Li Jiaman

Personal information
- Born: 18 August 1997 (age 28) Beijing, China

Sport
- Country: China
- Sport: Archery
- Event: Recurve

Medal record
Women's recurve archery
Representing China
Olympic Games
| Silver medal – second place | 2024 Paris | Team |
Asian Games
| Silver medal – second place | 2022 Hangzhou | Team |
| Bronze medal – third place | 2022 Hangzhou | Individual |
Asian Championships
| Silver medal – second place | 2023 Bangkok | Team |
| Silver medal – second place | 2023 Bangkok | Mixed team |
| Bronze medal – third place | 2017 Dhaka | Team |
| Bronze medal – third place | 2023 Bangkok | Individual |
Youth Olympic Games
| Gold medal – first place | 2014 Nanjing | Individual |
World Cup
| Gold medal – first place | 2024 Tlaxcala | Individual |
| Gold medal – first place | 2024 Shanghai | Team |
| Gold medal – first place | 2024 Yecheon | Team |
| Silver medal – second place | 2023 Medellín | Team |
| Bronze medal – third place | 2023 Paris | Mixed team |
| Bronze medal – third place | 2024 Shanghai | Individual |
Representing Mixed-NOCs
Youth Olympic Games
| Gold medal – first place | 2014 Nanjing | Mixed team |

= Li Jiaman =

Chinese archer (born 1997)

Li Jiaman (born 18 August 1997) is a Chinese archer, who participated in the 2014 Summer Youth Olympics. She was the sole representative of the host-country China in the archery competition. Plays for the Beijing Archery Team.

She won a gold medal with Filipino Luis Gabriel Moreno at the Youth Olympics at the mixed international team archery event. After the mixed international team event, Li won the girls' individual event gold medal round on a shoot-out against Melanie Gaubil of France.

Li's coach is 1996 Summer Olympics silver medalist He Ying.

== Early life ==
When Li Jiaman was very young, her parents wanted her to practice sports to keep fit. She happened to have a good friend who was learning archery, so Li Jiaman started practicing archery.

== Career ==
On 3 September 2013, in the women's team finals of the archery event at the 2013 12th National Games, Li Jiaman/Zhu Yuwei/Zhao Ling won the silver medal.

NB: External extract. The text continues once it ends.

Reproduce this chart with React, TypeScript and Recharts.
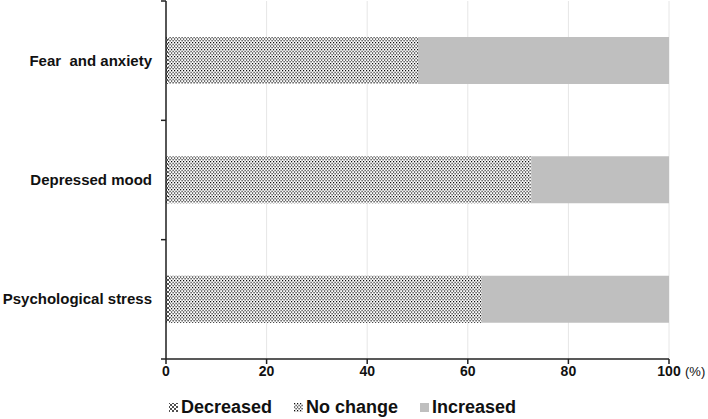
import React from 'react';
import { BarChart, Bar, XAxis, YAxis, CartesianGrid, Legend } from 'recharts';

const categories = ['Fear  and anxiety', 'Depressed mood', 'Psychological stress'];
const decreased = [0.4, 0.4, 0.8];
const noChange = [49.7, 72.2, 62.0];
const increased = [49.9, 27.4, 37.2];
const xTicks = [0, 20, 40, 60, 80, 100];

const data = categories.map((name, i) => ({
  name,
  decreased: decreased[i],
  noChange: noChange[i],
  increased: increased[i],
}));

const W = 708;
const H = 419;
const LEFT_W = 166;
const TOP = 1;
const PLOT_BOTTOM = 359;
const FONT = 'Arial, "Liberation Sans", sans-serif';
const AXIS = '#222';

const band = (PLOT_BOTTOM - TOP) / categories.length;

const CategoryTick = ({ y, payload, index }: any) => {
  const top = y - band / 2;
  return (
    <g>
      <text
        x={LEFT_W - 14}
        y={y}
        dy={5}
        textAnchor="end"
        fontFamily={FONT}
        fontWeight="bold"
        fontSize={15}
        fill="#111"
        style={{ whiteSpace: 'pre' }}
      >
        {payload.value}
      </text>
      <line x1={LEFT_W - 5} x2={LEFT_W} y1={top} y2={top} stroke={AXIS} strokeWidth={1.5} />
      {index === categories.length - 1 && (
        <line x1={LEFT_W - 5} x2={LEFT_W} y1={top + band} y2={top + band} stroke={AXIS} strokeWidth={1.5} />
      )}
    </g>
  );
};

const ValueTick = ({ x, y, payload }: any) => (
  <g>
    <text x={x} y={y} dy={10} textAnchor="middle" fontFamily={FONT} fontWeight="bold" fontSize={14} fill="#111">
      {payload.value}
    </text>
    {payload.value === 100 && (
      <text x={x + 16} y={y} dy={10} textAnchor="start" fontFamily={FONT} fontSize={13} fill="#111">
        (%)
      </text>
    )}
  </g>
);

const legendItems = [
  { key: 'decreased', label: 'Decreased', fill: 'url(#patDec)' },
  { key: 'noChange', label: 'No change', fill: 'url(#patNo)' },
  { key: 'increased', label: 'Increased', fill: '#bfbfbf' },
];

const LegendContent = () => (
  <div
    style={{
      display: 'flex',
      justifyContent: 'center',
      gap: 22,
      paddingTop: 12,
      paddingLeft: 16,
      fontFamily: FONT,
      fontWeight: 'bold',
      fontSize: 18,
      color: '#111',
    }}
  >
    {legendItems.map((it) => (
      <div key={it.key} style={{ display: 'flex', alignItems: 'center', gap: 3 }}>
        <svg width={9} height={9}>
          <rect width={9} height={9} fill={it.fill} />
        </svg>
        <span>{it.label}</span>
      </div>
    ))}
  </div>
);

export default function App() {
  return (
    <div style={{ position: 'absolute', left: 0, top: 0, width: W, height: H, background: '#fff' }}>
      <BarChart
        width={W}
        height={H}
        data={data}
        layout="vertical"
        barSize={47}
        margin={{ top: TOP, right: 39, left: 0, bottom: 0 }}
      >
        <defs>
          <pattern id="patNo" width={3} height={3.5} patternUnits="userSpaceOnUse">
            <rect width={3} height={3.5} fill="#fff" />
            <rect x={0} y={0} width={1.2} height={1.2} fill="#000" />
            <rect x={1.5} y={1.75} width={1.2} height={1.2} fill="#000" />
          </pattern>
          <pattern id="patDec" width={4} height={4} patternUnits="userSpaceOnUse">
            <rect width={4} height={4} fill="#fff" />
            <path d="M0,0 L4,4 M4,0 L0,4" stroke="#222" strokeWidth={0.8} />
          </pattern>
        </defs>
        <CartesianGrid horizontal={false} stroke="#e6e6e6" />
        <XAxis
          type="number"
          domain={[0, 100]}
          ticks={xTicks}
          interval={0}
          height={26}
          tick={<ValueTick />}
          tickSize={5}
          stroke={AXIS}
          axisLine={{ stroke: AXIS, strokeWidth: 1.5 }}
          tickLine={{ stroke: AXIS, strokeWidth: 1.5 }}
        />
        <YAxis
          type="category"
          dataKey="name"
          width={LEFT_W}
          tick={<CategoryTick />}
          tickLine={false}
          axisLine={{ stroke: AXIS, strokeWidth: 1.5 }}
        />
        <Legend verticalAlign="bottom" height={34} content={<LegendContent />} />
        <Bar dataKey="decreased" stackId="a" fill="url(#patDec)" isAnimationActive={false} />
        <Bar dataKey="noChange" stackId="a" fill="url(#patNo)" isAnimationActive={false} />
        <Bar dataKey="increased" stackId="a" fill="#bfbfbf" isAnimationActive={false} />
      </BarChart>
    </div>
  );
}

On 24 August 2014, in the archery mixed team finals of the 2014 Nanjing Youth Olympic Games, Li Jiaman and Moreno won the gold medal. On 25 August, in the women's individual archery final of the Nanjing Youth Olympic Games, Li Jiaman defeated Melanie Gobi 6-5 and won the gold medal.

On 20 October 2015, in the archery women's individual Olympic ranking finals of the First National Youth Games, Li Jiaman won third place with 647 rings.

On 14 April 2016, in the women's recurve team finals of the 2016 National Archery Championship, Li Jiaman/Zhao Muyan/Zhu Yuwei won the runner-up. On 26 October, in the women's individual final of the 2016 National Outdoor Archery Championship, Li Jiaman defeated Liu Huimin and won the championship.

On 31 August 2017, Li Jiaman won the bronze medal in the women's individual archery final of the 13th National Games. On 3 September, in the archery women's team finals of the 13th National Games, Li Jiaman/Zhao Ling/Zhao Muyan won the silver medal.

In June 2023, at the Archery World Cup in Medellin, Colombia, the Chinese women's team composed of Li Jiaman/Yang Xiaolei/Wu Jiaxin/Xu Zhiyun won the runner-up in the women's recurve team.

== Awards and honours ==
In September 2013, Li Jiaman won the silver medal in the archery women's team at the 12th National Games.

In October 2016, Li Jiaman won the National Outdoor Archery Championship.

In 2017, Li Jiaman won the individual bronze medal in archery and the women's team silver medal at the 13th National Games.